PROBLEM TO SOLVE: Copy out each line of the material below that holds the string "matplotlib".

Entries with chart source code:

────

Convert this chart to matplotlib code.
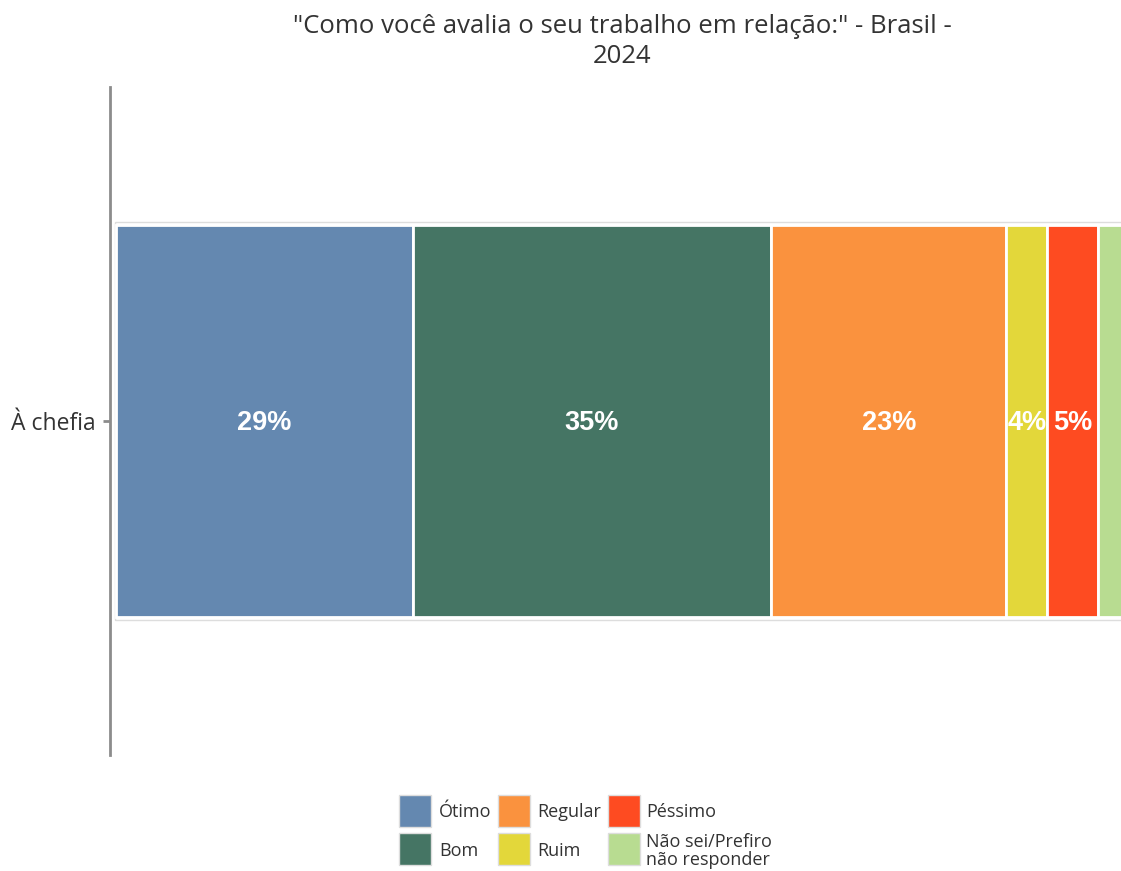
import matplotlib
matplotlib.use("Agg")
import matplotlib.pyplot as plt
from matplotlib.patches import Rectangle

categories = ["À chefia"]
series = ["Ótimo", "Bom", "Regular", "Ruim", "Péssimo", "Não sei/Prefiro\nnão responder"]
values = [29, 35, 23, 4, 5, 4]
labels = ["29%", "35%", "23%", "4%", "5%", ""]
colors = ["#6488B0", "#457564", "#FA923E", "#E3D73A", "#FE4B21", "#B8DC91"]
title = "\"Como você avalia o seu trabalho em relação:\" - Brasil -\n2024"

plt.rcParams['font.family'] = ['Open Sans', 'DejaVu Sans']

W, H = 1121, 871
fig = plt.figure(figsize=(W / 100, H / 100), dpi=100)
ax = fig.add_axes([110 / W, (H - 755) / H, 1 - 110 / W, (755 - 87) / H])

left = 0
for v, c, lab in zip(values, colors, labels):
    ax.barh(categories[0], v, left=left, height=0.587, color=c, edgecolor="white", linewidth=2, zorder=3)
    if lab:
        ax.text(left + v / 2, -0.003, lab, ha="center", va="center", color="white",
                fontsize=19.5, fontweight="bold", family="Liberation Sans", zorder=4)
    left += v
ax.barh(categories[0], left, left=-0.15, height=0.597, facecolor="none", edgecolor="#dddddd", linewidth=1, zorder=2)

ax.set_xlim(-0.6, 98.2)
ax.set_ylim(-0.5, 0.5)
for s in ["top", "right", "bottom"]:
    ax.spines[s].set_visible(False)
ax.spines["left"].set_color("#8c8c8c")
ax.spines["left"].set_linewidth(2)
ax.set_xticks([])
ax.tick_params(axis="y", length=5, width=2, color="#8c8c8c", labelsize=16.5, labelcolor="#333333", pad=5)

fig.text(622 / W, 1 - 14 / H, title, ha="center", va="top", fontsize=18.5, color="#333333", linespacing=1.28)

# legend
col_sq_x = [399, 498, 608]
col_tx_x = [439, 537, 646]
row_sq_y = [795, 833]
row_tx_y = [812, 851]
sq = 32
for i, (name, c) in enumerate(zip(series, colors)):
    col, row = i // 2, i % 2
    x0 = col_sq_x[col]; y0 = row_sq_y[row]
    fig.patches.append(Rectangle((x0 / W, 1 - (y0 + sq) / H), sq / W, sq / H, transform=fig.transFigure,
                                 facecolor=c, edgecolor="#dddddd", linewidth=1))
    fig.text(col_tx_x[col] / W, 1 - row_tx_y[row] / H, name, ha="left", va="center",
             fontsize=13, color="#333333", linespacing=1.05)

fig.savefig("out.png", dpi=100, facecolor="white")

────

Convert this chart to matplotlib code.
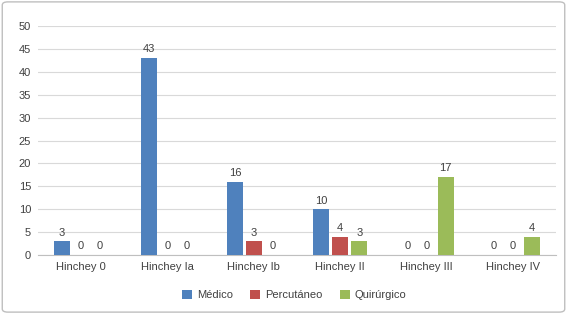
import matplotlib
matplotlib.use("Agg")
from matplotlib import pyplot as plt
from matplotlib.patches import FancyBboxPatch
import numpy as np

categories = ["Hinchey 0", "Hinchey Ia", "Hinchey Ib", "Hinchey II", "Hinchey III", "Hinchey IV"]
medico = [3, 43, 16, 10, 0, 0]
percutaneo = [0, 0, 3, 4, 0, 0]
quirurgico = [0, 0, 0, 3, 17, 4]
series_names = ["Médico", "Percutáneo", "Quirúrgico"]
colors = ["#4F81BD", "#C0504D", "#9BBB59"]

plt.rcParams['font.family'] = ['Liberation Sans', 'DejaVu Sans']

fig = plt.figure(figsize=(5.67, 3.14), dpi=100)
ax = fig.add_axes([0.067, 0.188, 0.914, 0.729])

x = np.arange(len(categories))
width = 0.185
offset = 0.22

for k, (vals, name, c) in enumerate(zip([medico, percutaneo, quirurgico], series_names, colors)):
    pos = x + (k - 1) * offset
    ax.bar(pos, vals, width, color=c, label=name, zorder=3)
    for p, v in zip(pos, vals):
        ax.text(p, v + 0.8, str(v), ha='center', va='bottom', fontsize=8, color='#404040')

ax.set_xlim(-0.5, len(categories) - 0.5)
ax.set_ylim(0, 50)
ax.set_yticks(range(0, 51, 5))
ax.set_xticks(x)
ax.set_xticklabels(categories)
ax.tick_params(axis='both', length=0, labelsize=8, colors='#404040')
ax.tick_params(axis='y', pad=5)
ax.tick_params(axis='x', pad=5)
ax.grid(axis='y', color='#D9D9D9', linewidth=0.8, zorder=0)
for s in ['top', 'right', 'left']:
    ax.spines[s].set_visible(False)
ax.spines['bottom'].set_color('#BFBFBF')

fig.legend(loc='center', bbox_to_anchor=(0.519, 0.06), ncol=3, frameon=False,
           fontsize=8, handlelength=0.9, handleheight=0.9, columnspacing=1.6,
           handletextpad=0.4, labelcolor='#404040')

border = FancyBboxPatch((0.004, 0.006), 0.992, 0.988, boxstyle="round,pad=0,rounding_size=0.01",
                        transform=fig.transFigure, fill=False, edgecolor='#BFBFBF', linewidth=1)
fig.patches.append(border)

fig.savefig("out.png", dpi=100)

────

EXERCISE RESULT:
Convert this chart to matplotlib code.
import matplotlib
matplotlib.use("Agg")
import matplotlib.pyplot as plt
from matplotlib.patches import Rectangle
Convert this chart to matplotlib code.
import matplotlib
matplotlib.use("Agg")
from matplotlib import pyplot as plt
from matplotlib.patches import FancyBboxPatch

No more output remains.